In this study, capacitive and piezoresistive pressure sensors were embedded in a glass fiber composite laminate to observe the pressure changes in the laminate during resin infusion. The results showed that the fiber impregnation can be tracked by measuring the pressure inside the fiber laminate composite using embedded piezoresistive pressure sensors, while the capacitive pressure sensors measured the parasitic capacitance from the dielectric properties of the glass fibers and resin. Pressure tracking is very important when the mold has a complex shape or the laminate is thick, and consequently, the flow behavior of the resin is complicated. Knowledge-based methods have to be utilized to determine the flow comportment of the resin. To develop such a knowledge-based method, sensors must be used. As a result, by varying pressure and temperature in the laminate, the curing can be initiated after ensuring the complete impregnation of the fibers. In particular, for a part with a complex shape, the critical point must be identified, and pressure sensors should be placed there. In this way, before heating the resin to initiate curing, the arrival of the resin and impregnation of the fibers is ensured by measuring the pressure at those critical points.

By having real-time information about the pressure inside the laminate, and monitoring the pressure changes, the number of voids (formed in the spaces between the tows), microvoids (formed in the spaces between the fibers), dry spots, and resin-rich areas will be reduced. This will result in improved quality of the final fiber composite products and reduced wastage products. This allows the production costs and consumed energy to be reduced significantly.

By obtaining the pressure field from inside the laminate, resin flow simulation can be validated. Future work will involve embedding interdigital planar capacitive sensors to track the curing of the resin. Moreover, some mechanical tests (interlaminar shear strength and fatigue tests) could be performed on a composite specimen with and without embedded sensors to determine the distortion caused by the embedded sensor in the composite.
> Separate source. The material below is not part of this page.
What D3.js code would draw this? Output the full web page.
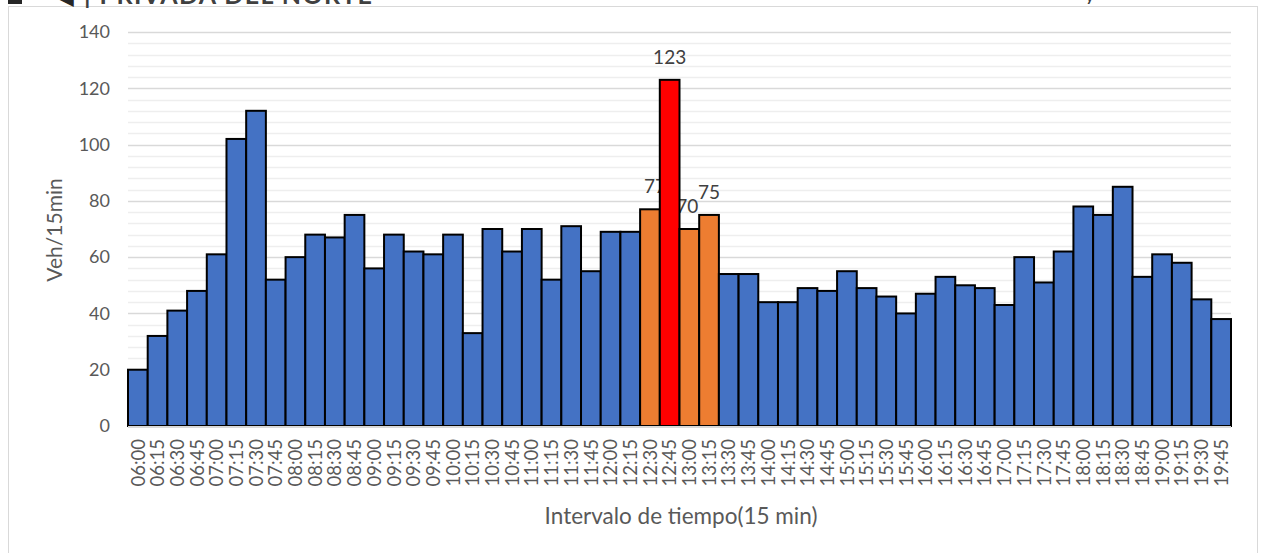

The outlook suggests the direction of replacing the wire bonding method with flip chip technology. This will eliminate the wire debonding that occurs during measurement and the need for a protective cap. Moreover, it will result in smaller sizes of the embedded sensing equipment inside the composite laminate, which entails the usage of less mechanically invasive instruments. The next step could involve embedding the pressure sensor on a flexible board in different composite production processes, such as high-temperature or high-pressure ones (autoclave processes and presses such as prepreg and thermoplastic materials).